Exhibition
Some Islands
20 Jan 2018 – 11 Feb 2018
Event times
20.01.18 - 11.02.18 Friday, Saturday, Sunday, 12-5pm
Cost of entry
free
Address
- 94 Webster Road
- Bermondsey
- London
- SE16 4DF
- United Kingdom
Using a small Dieter Roth etching as its central motif, this group exhibition features works on paper that collectively offer an expansive reading of the term 'drawing'
About
Artists who make works on paper that have autonomy from other aspects of their output could be described as looking for space, for movement beyond accepted genres. The selected artists all make works on paper or out of paper that appear self-contained and yet may not necessarily be defined as 'drawing'. This suggests two enduring aspects of art practice; one is the impulse to work beyond logical categorisation, the other is the urge towards the absurd or contradictory. For example, words can be combined in ways that make perfect structural sense while the meaning of the sentence remains illogical. Similarly, art can appear visually highly organised, while refusing to adhere to accepted genres or categories.

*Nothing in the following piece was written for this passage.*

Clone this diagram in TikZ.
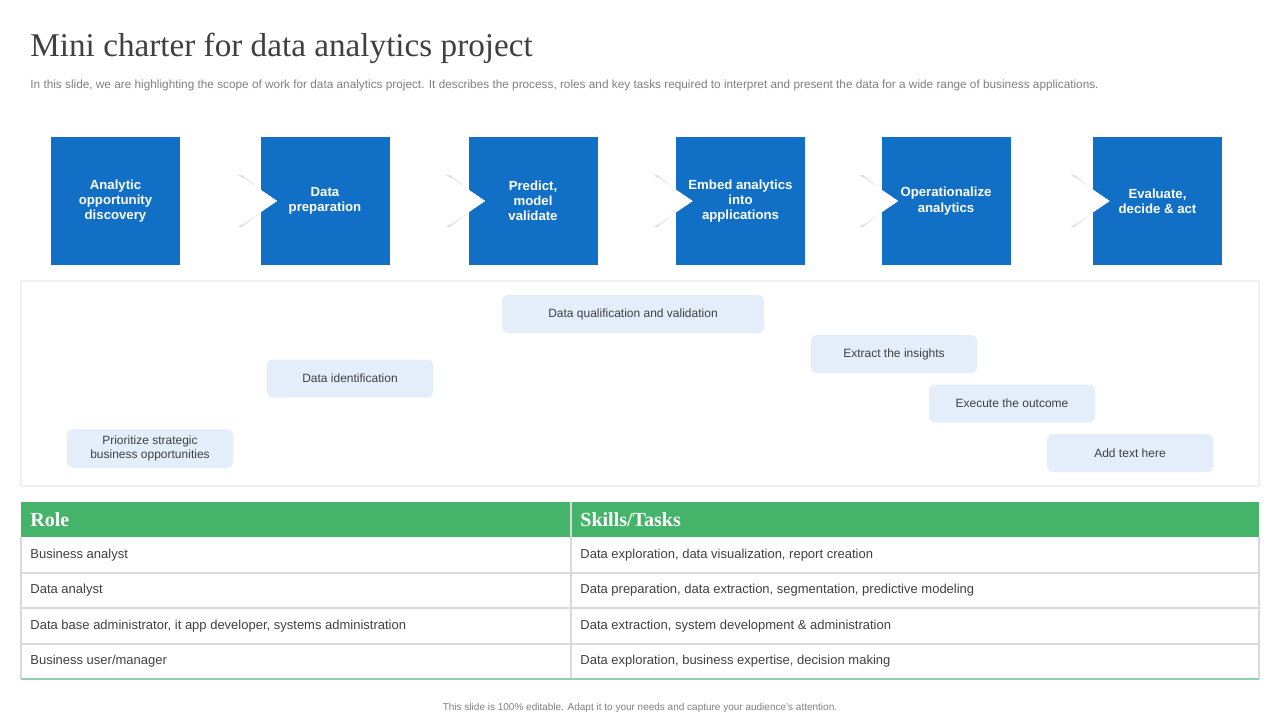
\documentclass[tikz,border=0pt]{standalone}
\usepackage{fontspec}
\setmainfont{Liberation Sans}
\newfontfamily\titlefont{Liberation Serif}
\definecolor{stepblue}{HTML}{1170C6}
\definecolor{pillblue}{HTML}{E3EEFA}
\definecolor{rolegreen}{HTML}{46B36A}
\definecolor{gridgray}{HTML}{D9D9D9}
\definecolor{txtgray}{HTML}{404040}
\tikzset{
	stepbox/.style={fill=stepblue, text=white, font=\fontsize{6.6}{7.6}\selectfont\bfseries, align=center},
	pill/.style={fill=pillblue, rounded corners=3pt, text=txtgray, font=\fontsize{6}{7}\selectfont, align=center, minimum height=19pt},
	cell/.style={anchor=west, inner sep=0pt, text=txtgray, font=\fontsize{6.5}{7}\selectfont},
	head/.style={anchor=west, inner sep=0pt, text=white, font=\titlefont\fontsize{10}{11}\selectfont\bfseries},
}
\begin{document}
\begin{tikzpicture}[x=0.5pt, y=-0.5pt]
	\useasboundingbox[fill=white] (0,0) rectangle (1280,720);
	% Titel
	\node[anchor=west, inner sep=0pt, text=txtgray, font=\titlefont\fontsize{16.6}{18}\selectfont] (title) at (30,48) {Mini charter for data analytics project};
	\node[anchor=west, inner sep=0pt, text=gray, font=\fontsize{5.9}{6.5}\selectfont] (sub) at (30,85) {In this slide, we are highlighting the scope of work for data analytics project. It describes the process, roles and key tasks required to interpret and present the data for a wide range of business applications.};
	% Prozessschritte
	\foreach \x/\name/\txt in {115.5/s1/{Analytic\\opportunity\\discovery}, 325/s2/{Data\\preparation}, 533/s3/{Predict,\\model\\validate}, 740.5/s4/{Embed analytics\\into\\applications}, 946/s5/{Operationalize\\analytics}, 1157.5/s6/{Evaluate,\\decide \& act}}
		\node[stepbox, minimum width=64.5pt, minimum height=64pt] (\name) at (\x,201) {\txt};
	% Pfeile
	\foreach \a/\b in {s1/s2, s2/s3, s3/s4, s4/s5, s5/s6}{
		\coordinate (tip) at ([xshift=8.5pt]\b.west);
		\fill[gray!25] ([xshift=-11pt, yshift=13pt]\b.west) -- (tip) -- ([xshift=-11pt, yshift=-13pt]\b.west) -- ([xshift=-9pt, yshift=-13pt]\b.west) -- ([xshift=7pt]\b.west) -- ([xshift=-9pt, yshift=13pt]\b.west) -- cycle;
		\fill[white] ([xshift=-9pt, yshift=12pt]\b.west) -- (tip) -- ([xshift=-9pt, yshift=-12pt]\b.west) -- ([xshift=0pt]\b.west) -- cycle;
	}
	% Panel
	\draw[gray!12, line width=1pt] (21,281) rectangle (1259,486);
	\node[pill, minimum width=131pt] (p1) at (633,314) {Data qualification and validation};
	\node[pill, minimum width=83pt] (p2) at (894,354) {Extract the insights};
	\node[pill, minimum width=83pt] (p3) at (350,378.5) {Data identification};
	\node[pill, minimum width=83pt] (p4) at (1012,403.5) {Execute the outcome};
	\node[pill, minimum width=83pt] (p5) at (150,448.5) {Prioritize strategic\\business opportunities};
	\node[pill, minimum width=83pt] (p6) at (1130,453) {Add text here};
	% Tabelle
	\fill[rolegreen] (21,502) rectangle (1259,537);
	\node[head] (hrole) at (30,520) {Role};
	\node[head] (hskill) at (580,520) {Skills/Tasks};
	\foreach \y in {573,608,644}
		\draw[gridgray, line width=0.6pt] (21,\y) -- (1259,\y);
	\draw[gridgray, line width=0.6pt] (21,537) -- (21,679) (1259,537) -- (1259,679) (571,502) -- (571,679);
	\draw[rolegreen!60, line width=1pt] (21,679) -- (1259,679);
	\foreach \y/\r/\s [count=\i] in {555/{Business analyst}/{Data exploration, data visualization, report creation}, 590/{Data analyst}/{Data preparation, data extraction, segmentation, predictive modeling}, 626/{Data base administrator, it app developer, systems administration}/{Data extraction, system development \& administration}, 661/{Business user/manager}/{Data exploration, business expertise, decision making}}{
		\node[cell] (r\i) at (30,\y) {\r};
		\node[cell] (k\i) at (580,\y) {\s};
	}
	% Fusszeile
	\node[text=gray, font=\fontsize{5}{6}\selectfont] (foot) at (640,708) {This slide is 100\% editable. Adapt it to your needs and capture your audience's attention.};
\end{tikzpicture}
\end{document}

By also considering what lies between the logical and the absurd - which at the inception of Modernism was defined by the relationship between Constructivism and Dada - a long tradition is revisited and given new energy. If the current situation can be described as one in which the initial self-conscious stages of Post Moderism have been replaced by a less doctrinaire desire to revisit art history, an exhibition such as this can then explore ideas of influence and echo without anxiety.
There are many possible narratives behind what, on the surface, may appear to be an entirely self-contained work, equally, the sequential imagery of a cartoon can be collapsed into a world that is not deliberately coherent, but finds oblique ways to make visual sense.